To explain this, let me tell you about my friend Viva - a couple of days ago, I was walking back from Norfa with Areil when I walked past an older lady on the sidewalk. She looked kind of distressed, but there's nothing I can ever do without being able to speak the language, so I compromised by simply calling out "Laba diena" from where I stood. She perked up when I said hello, and responded by calling out to me in Lithuanian. I apologized in English, explaining that I didn't speak Lithuanian, and continued walking. I didn't make it very far before she called back in perfect English "Oh, that's okay. I asked if you would kindly help me up this hill". I was startled that she spoke so perfectly, since I'd never heard an older Lithuanian speak English in all the time I've been here. Of course I agreed, and began to help her up the hill, making conversation on the way. Turns out, her name is Viva, and she simply taught herself English while living in Lithuania. She was born here, and is determined that she will die here as well. After we got to the top of the hill, she stopped on a bench to rest, and thanked me for my help. I walked away, amazed at the life and spirit that was still left in Viva.

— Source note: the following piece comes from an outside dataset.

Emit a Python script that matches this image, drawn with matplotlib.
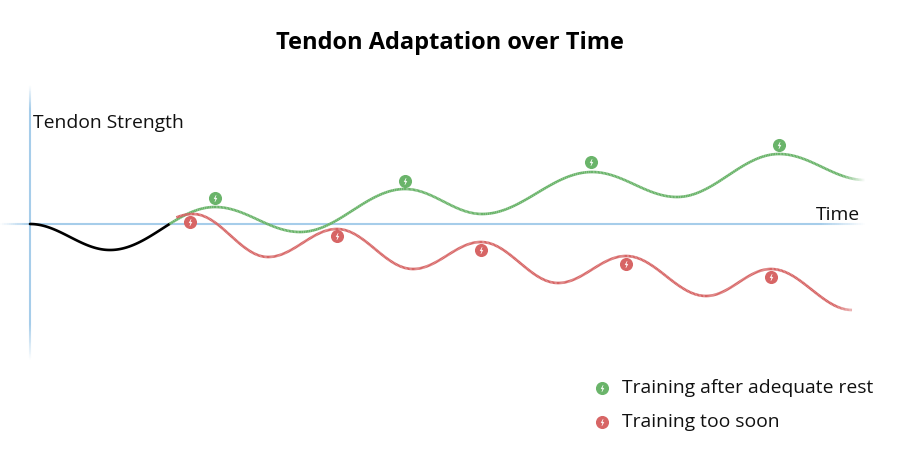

Another time, I was in a wonderful mood, and simply walking around Justiniškės street, nearby where I lived. While walking, I was being a completely obnoxious American, breaking the invisible "bubble" all Lithuanians seem content to live in, and greeting the strangers on the sidewalk. As I walked past one such older woman, she was bent near in half with a hump on her back, and hobbling along with a crane while dragging a bag behind her. As I approached, I cheerfully called out "Laba Diena" to her, without thinking much of it. She on the other hand, looked up stunned at me, and immediately broke out in one of the biggest smiles I've seen. I actually stopped walking just to look at her, because that smile was the most genuine joy I've seen while being here in Lithuania. She then put down her bag, reached over to touch my hand, and said "Laba Diena" back to me before picking up her cane and walking away. I watched her hobble away, wondering if she was one of the hundreds of widowed people in Lithuania, and when the last time was someone had really given her a real greeting.
This is part of the reason why I love Lithuania so - because no matter how dirty, smelly, lonely or introverted this country is, there are occasions like that which make me realize I can never give up on these people.
I think I'll always remember Lithuania in the rain - not only does it happen about 4 days a week, but that's when it seems most like home.
I'll even miss getting blinded by those strange reflector bands everyone wears on their purses (men included, m-urse and all) since it gets so dark here in the winter.
I remember when I first got here to Lithuania, and finding the "wishing stone" outside Vilnius Cathedral. As a nervous American out of her country for the first time, I remember spinning on it three times and wishing that I could do a good job teaching and enjoy my time in Lithuania. I walked past it again today, and smiled at myself 4 months ago, wondering how I could have ever doubted how much I'd come to love this place.